Nordin Jbari

Personal information
- Date of birth: 5 February 1975 (age 51)
- Place of birth: Saint-Josse-ten-Noode, Belgium
- Height: 1.82 m (6 ft 0 in)
- Position: Forward

Youth career
- SCUP Jette
- Anderlecht

Senior career*
- Years: Team / Apps / (Gls)
- 1995–1996: Anderlecht / 1 / (0)
- 1996–1997: Gent / 30 / (14)
- 1997–1999: Club Brugge / 36 / (10)
- 1999–2001: Troyes / 33 / (4)
- 2001: → Aris Thessaloniki / 4 / (1)
- 2002: Troyes / 2 / (0)
- 2003: Grenoble / 6 / (1)
- 2003–2004: Cercle Brugge / 28 / (11)
- 2004–2005: Gent / 26 / (6)
- 2005–2006: La Louvière / 27 / (2)

International career
- 1996–1997: Belgium / 2 / (0)

= Nordin Jbari =

Belgian footballer (born 1975)

Nordin Jbari (born 5 February 1975) is a Belgian former professional footballer who played as a forward.

==Career==
Jbari was born in Saint-Josse-ten-Noode, Belgium. Just like Sanharib Malki, he started his football career at local team SCUP Jette. Soon after, he went to the youth teams of Anderlecht. He made his début for the first team in 1995. Not getting too many chances at RSCA, Jbari decided to move to Gent, where he would only stay one year. During his period with Gent, Jbari would make his début as for Belgium national team. With this success, he went to Club Brugge, who were aiming more towards the top of the Belgian football competition. When his era at the blue and black side ended, Jbari decided to head for foreign football competitions.

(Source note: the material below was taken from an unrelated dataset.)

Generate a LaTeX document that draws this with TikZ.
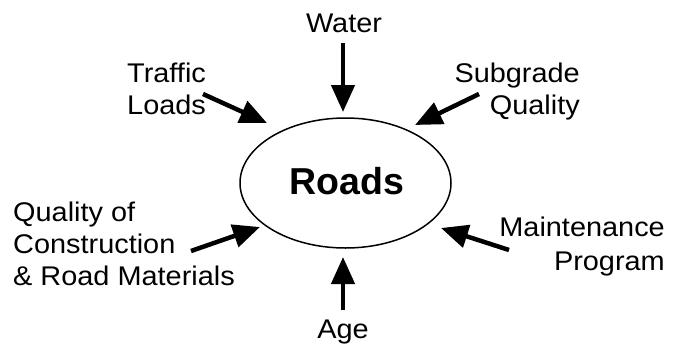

French club Troyes was Jbari's next team. He stayed there until the winter break of the 2001–02 season, as he went on loan to the Greek team Aris Thessaloniki Jbari then returned to Troyes and stayed there for a six further months, until Ligue 2 side Grenoble Foot 38 bought him. But only six months later, Jbari would be an unattached football player.

Jbari then had a successful test period with Cercle Brugge, who had just promoted to the Jupiler League, right before the 2003–04 season, a.o. impressing and scoring in a friendly against Sint-Truiden. Nevertheless, he would sign a contract for one year due to him being prone to injuries. Jbari would become top scorer of the team, and thus raising the interest of other teams. At the end of the season, Jbari decided to go back to his former team Gent, who had offered him a better contract than Cercle. However, his move was not as successful as it was the first time he went to Gent. Jbari left and went to La Louvière only one year later. Sadly for Jbari, the team went bankrupt. He quit professional football and found a job.